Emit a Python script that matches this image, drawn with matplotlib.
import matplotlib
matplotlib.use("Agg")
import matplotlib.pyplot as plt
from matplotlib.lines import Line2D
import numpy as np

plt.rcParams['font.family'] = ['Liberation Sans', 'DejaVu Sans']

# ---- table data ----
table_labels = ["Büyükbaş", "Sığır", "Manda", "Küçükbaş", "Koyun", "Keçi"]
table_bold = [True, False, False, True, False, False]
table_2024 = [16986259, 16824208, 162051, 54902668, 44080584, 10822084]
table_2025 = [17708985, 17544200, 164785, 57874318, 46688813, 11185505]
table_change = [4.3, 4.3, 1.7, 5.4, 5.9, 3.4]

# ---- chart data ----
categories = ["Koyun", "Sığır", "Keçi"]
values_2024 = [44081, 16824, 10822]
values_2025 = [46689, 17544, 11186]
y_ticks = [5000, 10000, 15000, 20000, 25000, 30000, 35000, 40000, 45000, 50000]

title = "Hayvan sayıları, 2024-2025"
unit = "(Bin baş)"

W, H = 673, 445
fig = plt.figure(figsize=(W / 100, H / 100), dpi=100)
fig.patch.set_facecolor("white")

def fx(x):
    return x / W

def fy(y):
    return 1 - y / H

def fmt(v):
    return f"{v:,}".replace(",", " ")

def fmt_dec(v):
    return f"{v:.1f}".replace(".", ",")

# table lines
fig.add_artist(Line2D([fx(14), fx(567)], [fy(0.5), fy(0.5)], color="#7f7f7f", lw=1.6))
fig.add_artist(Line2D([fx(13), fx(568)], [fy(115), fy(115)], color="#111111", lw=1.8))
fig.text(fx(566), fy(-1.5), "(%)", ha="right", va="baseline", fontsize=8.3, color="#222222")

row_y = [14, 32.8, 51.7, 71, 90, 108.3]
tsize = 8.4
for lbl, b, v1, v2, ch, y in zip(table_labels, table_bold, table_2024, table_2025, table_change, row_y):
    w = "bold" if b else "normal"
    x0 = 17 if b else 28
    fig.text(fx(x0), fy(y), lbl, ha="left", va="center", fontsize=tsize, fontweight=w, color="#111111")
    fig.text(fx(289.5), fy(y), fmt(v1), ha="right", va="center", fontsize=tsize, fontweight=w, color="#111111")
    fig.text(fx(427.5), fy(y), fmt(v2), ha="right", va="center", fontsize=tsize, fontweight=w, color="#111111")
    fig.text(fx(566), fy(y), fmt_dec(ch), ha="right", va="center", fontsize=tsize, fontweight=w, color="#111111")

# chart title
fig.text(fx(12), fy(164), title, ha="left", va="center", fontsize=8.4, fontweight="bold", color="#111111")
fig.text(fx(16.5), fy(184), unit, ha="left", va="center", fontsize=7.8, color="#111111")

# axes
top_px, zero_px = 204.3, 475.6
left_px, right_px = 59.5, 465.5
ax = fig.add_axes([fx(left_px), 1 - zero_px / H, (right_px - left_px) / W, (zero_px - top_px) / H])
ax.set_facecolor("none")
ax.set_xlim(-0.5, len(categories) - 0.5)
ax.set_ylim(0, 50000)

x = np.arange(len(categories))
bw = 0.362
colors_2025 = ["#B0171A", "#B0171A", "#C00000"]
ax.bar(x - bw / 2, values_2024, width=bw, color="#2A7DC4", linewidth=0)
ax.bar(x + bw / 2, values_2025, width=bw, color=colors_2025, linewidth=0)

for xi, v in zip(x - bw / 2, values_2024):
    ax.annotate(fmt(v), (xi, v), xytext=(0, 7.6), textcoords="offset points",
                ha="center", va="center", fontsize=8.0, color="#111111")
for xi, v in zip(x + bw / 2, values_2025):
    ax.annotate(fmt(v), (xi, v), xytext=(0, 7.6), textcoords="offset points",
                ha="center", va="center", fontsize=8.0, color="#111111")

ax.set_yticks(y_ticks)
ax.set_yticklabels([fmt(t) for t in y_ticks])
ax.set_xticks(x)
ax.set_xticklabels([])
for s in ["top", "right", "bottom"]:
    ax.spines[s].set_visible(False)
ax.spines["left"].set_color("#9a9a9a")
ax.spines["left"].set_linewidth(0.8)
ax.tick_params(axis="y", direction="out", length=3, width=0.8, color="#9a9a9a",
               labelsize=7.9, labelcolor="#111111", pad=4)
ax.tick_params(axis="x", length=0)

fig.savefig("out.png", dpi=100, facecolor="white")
= = = =
• **What the task requires**
Retype all of the material above with every character intact.

• **Solution for this exercise**
Emit a Python script that matches this image, drawn with matplotlib.
import matplotlib
matplotlib.use("Agg")
import matplotlib.pyplot as plt
from matplotlib.lines import Line2D
import numpy as np

plt.rcParams['font.family'] = ['Liberation Sans', 'DejaVu Sans']

# ---- table data ----
table_labels = ["Büyükbaş", "Sığır", "Manda", "Küçükbaş", "Koyun", "Keçi"]
table_bold = [True, False, False, True, False, False]
table_2024 = [16986259, 16824208, 162051, 54902668, 44080584, 10822084]
table_2025 = [17708985, 17544200, 164785, 57874318, 46688813, 11185505]
table_change = [4.3, 4.3, 1.7, 5.4, 5.9, 3.4]

# ---- chart data ----
categories = ["Koyun", "Sığır", "Keçi"]
values_2024 = [44081, 16824, 10822]
values_2025 = [46689, 17544, 11186]
y_ticks = [5000, 10000, 15000, 20000, 25000, 30000, 35000, 40000, 45000, 50000]

title = "Hayvan sayıları, 2024-2025"
unit = "(Bin baş)"

W, H = 673, 445
fig = plt.figure(figsize=(W / 100, H / 100), dpi=100)
fig.patch.set_facecolor("white")

def fx(x):
    return x / W

def fy(y):
    return 1 - y / H

def fmt(v):
    return f"{v:,}".replace(",", " ")

def fmt_dec(v):
    return f"{v:.1f}".replace(".", ",")

# table lines
fig.add_artist(Line2D([fx(14), fx(567)], [fy(0.5), fy(0.5)], color="#7f7f7f", lw=1.6))
fig.add_artist(Line2D([fx(13), fx(568)], [fy(115), fy(115)], color="#111111", lw=1.8))
fig.text(fx(566), fy(-1.5), "(%)", ha="right", va="baseline", fontsize=8.3, color="#222222")

row_y = [14, 32.8, 51.7, 71, 90, 108.3]
tsize = 8.4
for lbl, b, v1, v2, ch, y in zip(table_labels, table_bold, table_2024, table_2025, table_change, row_y):
    w = "bold" if b else "normal"
    x0 = 17 if b else 28
    fig.text(fx(x0), fy(y), lbl, ha="left", va="center", fontsize=tsize, fontweight=w, color="#111111")
    fig.text(fx(289.5), fy(y), fmt(v1), ha="right", va="center", fontsize=tsize, fontweight=w, color="#111111")
    fig.text(fx(427.5), fy(y), fmt(v2), ha="right", va="center", fontsize=tsize, fontweight=w, color="#111111")
    fig.text(fx(566), fy(y), fmt_dec(ch), ha="right", va="center", fontsize=tsize, fontweight=w, color="#111111")

# chart title
fig.text(fx(12), fy(164), title, ha="left", va="center", fontsize=8.4, fontweight="bold", color="#111111")
fig.text(fx(16.5), fy(184), unit, ha="left", va="center", fontsize=7.8, color="#111111")

# axes
top_px, zero_px = 204.3, 475.6
left_px, right_px = 59.5, 465.5
ax = fig.add_axes([fx(left_px), 1 - zero_px / H, (right_px - left_px) / W, (zero_px - top_px) / H])
ax.set_facecolor("none")
ax.set_xlim(-0.5, len(categories) - 0.5)
ax.set_ylim(0, 50000)

x = np.arange(len(categories))
bw = 0.362
colors_2025 = ["#B0171A", "#B0171A", "#C00000"]
ax.bar(x - bw / 2, values_2024, width=bw, color="#2A7DC4", linewidth=0)
ax.bar(x + bw / 2, values_2025, width=bw, color=colors_2025, linewidth=0)

for xi, v in zip(x - bw / 2, values_2024):
    ax.annotate(fmt(v), (xi, v), xytext=(0, 7.6), textcoords="offset points",
                ha="center", va="center", fontsize=8.0, color="#111111")
for xi, v in zip(x + bw / 2, values_2025):
    ax.annotate(fmt(v), (xi, v), xytext=(0, 7.6), textcoords="offset points",
                ha="center", va="center", fontsize=8.0, color="#111111")

ax.set_yticks(y_ticks)
ax.set_yticklabels([fmt(t) for t in y_ticks])
ax.set_xticks(x)
ax.set_xticklabels([])
for s in ["top", "right", "bottom"]:
    ax.spines[s].set_visible(False)
ax.spines["left"].set_color("#9a9a9a")
ax.spines["left"].set_linewidth(0.8)
ax.tick_params(axis="y", direction="out", length=3, width=0.8, color="#9a9a9a",
               labelsize=7.9, labelcolor="#111111", pad=4)
ax.tick_params(axis="x", length=0)

fig.savefig("out.png", dpi=100, facecolor="white")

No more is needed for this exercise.